__To be done__. Leave out the pictures, and retype only the lines from the beginning of the material through the line that contains "sep=0pt] at (#1)", including both.
-- Begin --
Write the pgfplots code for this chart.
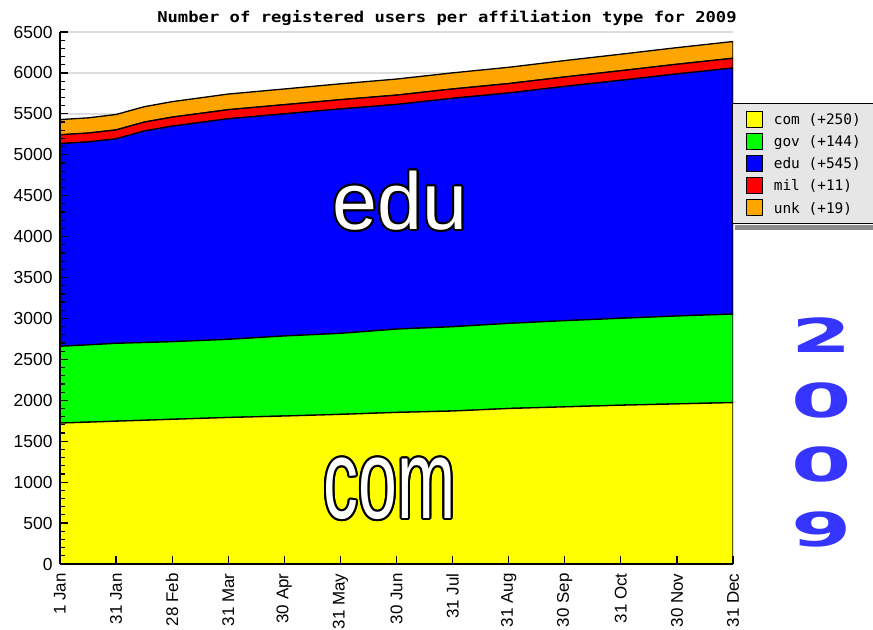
\documentclass[border=0pt]{standalone}
\usepackage{fontspec}
\setmainfont{Liberation Sans}
\newfontfamily\monof{DejaVu Sans Mono}
\newfontfamily\dejavu{DejaVu Sans}
\usepackage{graphicx}
\usepackage{pgfplots}
\pgfplotsset{compat=1.18}
\usepackage{pgfplotstable}
\usetikzlibrary{calc}

\definecolor{comyel}{HTML}{FFFF00}
\definecolor{govgreen}{HTML}{00FF00}
\definecolor{edublue}{HTML}{0000FF}
\definecolor{milred}{HTML}{FF0000}
\definecolor{unkorange}{HTML}{FFA500}
\definecolor{legbg}{HTML}{E6E6E6}
\definecolor{gridgray}{HTML}{DDDDDD}
\definecolor{yearblue}{HTML}{3535FF}

\pgfplotsset{frame/.style={scale only axis, width=673bp, height=532bp,
  xmin=0, xmax=12, ymin=0, ymax=6500}}

% registered users (0 = 1 Jan ... 12 = 31 Dec, month ends in between)
\pgfplotstableread{
m   com  gov  edu  mil unk
0   1722 938  2476 108 186
0.5 1733 944  2480 108 186
1   1745 951  2499 109 188
1.5 1756 950  2584 109 188
2   1768 948  2634 110 189
3   1790 955  2695 111 191
4   1808 978  2714 112 192
5   1828 990  2742 113 194
6   1852 1018 2745 114 196
7   1869 1030 2791 114 197
8   1900 1040 2815 115 199
9   1920 1053 2862 116 200
10  1940 1062 2908 117 202
11  1956 1074 2958 118 203
12  1972 1082 3006 119 205
}\users

\newcommand{\outlined}[2]{%
  \foreach \a in {0,30,...,330}
    \node[black,inner sep=0pt] at ($(#1)+(\a:2.2bp)$) {#2};
  \node[white,inner sep=0pt] at (#1) {#2};}

\begin{document}
\begin{tikzpicture}
% grid only, under the areas
\begin{axis}[frame, axis lines*=left, axis line style={draw=none},
  xtick=\empty, ytick={500,1000,...,6500}, yticklabels={}, major tick length=0pt,
  ymajorgrids, grid style={gridgray,line width=1.5bp}]
\end{axis}

\begin{axis}[name=ax, frame,
  stack plots=y, axis on top,
  axis lines*=left,
  axis line style={black,line width=1.5bp},
  tick style={black,line width=1.2bp},
  tick align=inside, major tick length=8bp, minor tick length=5bp,
  xtick={0,...,12},
  xticklabels={1 Jan,31 Jan,28 Feb,31 Mar,30 Apr,31 May,30 Jun,31 Jul,31 Aug,30 Sep,31 Oct,30 Nov,31 Dec},
  ytick={0,500,...,6500}, minor y tick num=4,
  scaled y ticks=false,
  /pgf/number format/1000 sep={},
  /pgf/number format/assume math mode=true,
  xticklabel style={yshift=-6bp, rotate=90, anchor=east, font=\fontsize{17}{17}\selectfont},
  yticklabel style={font=\fontsize{17.5}{17.5}\selectfont, xshift=-4bp},
  legend image code/.code={\draw[#1,draw=black,line width=1bp] (0bp,-7.5bp) rectangle (16bp,8.5bp);},
  legend cell align=left,
  legend style={name=leg, at={(0.999,0.8665)}, anchor=north west, fill=legbg, draw=black, line width=1bp,
    font=\monof\fontsize{14.5}{16}\selectfont, row sep=5bp, column sep=9bp,
    inner xsep=13bp, inner ysep=7bp},
  legend entries={com (+250)\hspace*{20bp},gov (+144),edu (+545),mil (+11),unk (+19)},
]
\addplot[fill=comyel,draw=black,line width=1.3bp] table[x=m,y=com]{\users} \closedcycle;
\addplot[fill=govgreen,draw=black,line width=1.3bp] table[x=m,y=gov]{\users} \closedcycle;
\addplot[fill=edublue,draw=black,line width=1.3bp] table[x=m,y=edu]{\users} \closedcycle;
\addplot[fill=milred,draw=black,line width=1.3bp] table[x=m,y=mil]{\users} \closedcycle;
\addplot[fill=unkorange,draw=black,line width=1.3bp] table[x=m,y=unk]{\users} \closedcycle;
\end{axis}

% shadow under the legend box
\fill[black!45] ($(leg.south west)+(3bp,-0.5bp)$) rectangle ($(leg.south east)+(3bp,-6bp)$);

\begin{scope}[shift={(ax.south west)}, x=1bp, y=1bp]
  \node[anchor=base,inner sep=0pt] at (387,541)
    {\scalebox{1.15}[1]{\monof\bfseries\fontsize{15}{15}\selectfont Number of registered users per affiliation type for 2009}};
  \outlined{340,363.5}{\fontsize{81}{81}\selectfont edu}
  \outlined{329.5,75.5}{\scalebox{0.62}[1]{\fontsize{113}{113}\selectfont com}}
  \foreach \d/\yy in {2/229,0/164,0/100,9/35}
    \node[text=yearblue,inner sep=0pt] at (762,\yy)
      {\scalebox{1.85}[1]{\dejavu\bfseries\fontsize{47}{47}\selectfont \d}};
\end{scope}

\pgfresetboundingbox
\path[use as bounding box] ($(ax.south west)+(-60bp,-66bp)$) rectangle ($(ax.south west)+(813bp,564bp)$);
\end{tikzpicture}
\end{document}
-- End --
__Reply__.
Write the pgfplots code for this chart.
\documentclass[border=0pt]{standalone}
\usepackage{fontspec}
\setmainfont{Liberation Sans}
\newfontfamily\monof{DejaVu Sans Mono}
\newfontfamily\dejavu{DejaVu Sans}
\usepackage{graphicx}
\usepackage{pgfplots}
\pgfplotsset{compat=1.18}
\usepackage{pgfplotstable}
\usetikzlibrary{calc}

\definecolor{comyel}{HTML}{FFFF00}
\definecolor{govgreen}{HTML}{00FF00}
\definecolor{edublue}{HTML}{0000FF}
\definecolor{milred}{HTML}{FF0000}
\definecolor{unkorange}{HTML}{FFA500}
\definecolor{legbg}{HTML}{E6E6E6}
\definecolor{gridgray}{HTML}{DDDDDD}
\definecolor{yearblue}{HTML}{3535FF}

\pgfplotsset{frame/.style={scale only axis, width=673bp, height=532bp,
  xmin=0, xmax=12, ymin=0, ymax=6500}}

% registered users (0 = 1 Jan ... 12 = 31 Dec, month ends in between)
\pgfplotstableread{
m   com  gov  edu  mil unk
0   1722 938  2476 108 186
0.5 1733 944  2480 108 186
1   1745 951  2499 109 188
1.5 1756 950  2584 109 188
2   1768 948  2634 110 189
3   1790 955  2695 111 191
4   1808 978  2714 112 192
5   1828 990  2742 113 194
6   1852 1018 2745 114 196
7   1869 1030 2791 114 197
8   1900 1040 2815 115 199
9   1920 1053 2862 116 200
10  1940 1062 2908 117 202
11  1956 1074 2958 118 203
12  1972 1082 3006 119 205
}\users

\newcommand{\outlined}[2]{%
  \foreach \a in {0,30,...,330}
    \node[black,inner sep=0pt] at ($(#1)+(\a:2.2bp)$) {#2};
  \node[white,inner sep=0pt] at (#1) {#2};}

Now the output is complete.